# Guy on a Buffalo...



## El Gato Loco (Jan 15, 2010)

Maybe I am crazy, but this is HILARIOUS!


----------



## El Gato Loco (Jan 15, 2010)

More entertainment...


----------



## bones44 (Jan 7, 2011)

Nichole !!! Chris's been in the shine bottle agin.......


----------



## Mick105 (Jan 6, 2012)

What the _____ is that? Funny, yes, but I think thats more than just Shine!


----------



## 220swift (Mar 2, 2011)

OMG! That's just nuts and hilarious!!!!!!


----------



## youngdon (Mar 10, 2010)

I think he must have a well used Medical weed card.


----------



## youngdon (Mar 10, 2010)

When he sings guy on a Buffalo..Insert "Guy with a serious buzz" go ahead try it.


----------



## 220swift (Mar 2, 2011)

WOW! That does work Don...........


----------



## bones44 (Jan 7, 2011)

It was directed by Dr. Timothy Leary........BAHAHAHA


----------



## JTKillough (May 4, 2010)

Too funny! Absolutely Hilarious!......


----------



## sos1inmesa (May 11, 2011)

Some of the youtube comments are funnier than the actual video. My favorite comment I read was,

"Is it me or does it seem like they didn't bother doing a second take for any of the scenes?
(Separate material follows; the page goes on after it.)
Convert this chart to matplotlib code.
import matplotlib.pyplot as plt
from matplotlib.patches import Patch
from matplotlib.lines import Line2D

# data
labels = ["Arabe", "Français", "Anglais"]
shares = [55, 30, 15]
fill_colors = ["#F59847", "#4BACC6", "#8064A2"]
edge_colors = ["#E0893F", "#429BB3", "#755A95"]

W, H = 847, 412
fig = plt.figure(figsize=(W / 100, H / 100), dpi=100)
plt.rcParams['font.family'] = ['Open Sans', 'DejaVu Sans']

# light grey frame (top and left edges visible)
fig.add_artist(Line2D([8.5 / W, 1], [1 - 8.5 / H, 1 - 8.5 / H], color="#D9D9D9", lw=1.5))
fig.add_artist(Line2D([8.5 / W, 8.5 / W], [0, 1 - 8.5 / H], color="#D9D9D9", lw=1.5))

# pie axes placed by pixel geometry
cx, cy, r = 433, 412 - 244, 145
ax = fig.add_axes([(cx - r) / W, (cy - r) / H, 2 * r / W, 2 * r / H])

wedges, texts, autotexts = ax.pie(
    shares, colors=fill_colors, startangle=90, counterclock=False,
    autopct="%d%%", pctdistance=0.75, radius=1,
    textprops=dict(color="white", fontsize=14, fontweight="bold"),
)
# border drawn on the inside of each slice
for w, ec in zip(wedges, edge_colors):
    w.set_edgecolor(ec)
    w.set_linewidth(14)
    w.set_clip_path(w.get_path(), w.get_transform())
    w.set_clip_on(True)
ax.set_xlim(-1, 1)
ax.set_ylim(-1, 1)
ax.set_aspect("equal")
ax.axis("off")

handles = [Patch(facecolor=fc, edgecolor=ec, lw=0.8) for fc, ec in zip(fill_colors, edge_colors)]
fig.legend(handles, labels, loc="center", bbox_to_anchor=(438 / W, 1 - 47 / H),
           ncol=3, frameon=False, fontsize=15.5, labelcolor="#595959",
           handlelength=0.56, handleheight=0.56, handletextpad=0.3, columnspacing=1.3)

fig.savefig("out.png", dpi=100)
Like when the guy is coming out of the forest and the branch rapes the guy's face (0:11), you'd have thought someone might have said to the director, "That looks mighty awkward- let's redo that shot." And I have a feeling that the﻿ buffalo's kick to the wolf's grill wasn't in the script either."


----------



## MountainCoyotes (Mar 16, 2012)

Ive rolled laughing at this and so didnt my dad thabks for sharing that man


----------



## Scotty D. (Feb 23, 2012)

Definitely different... LOL


----------



## Rick Howard (Feb 25, 2012)

The best part is that is it episode #2! HAHAHHAHAH


----------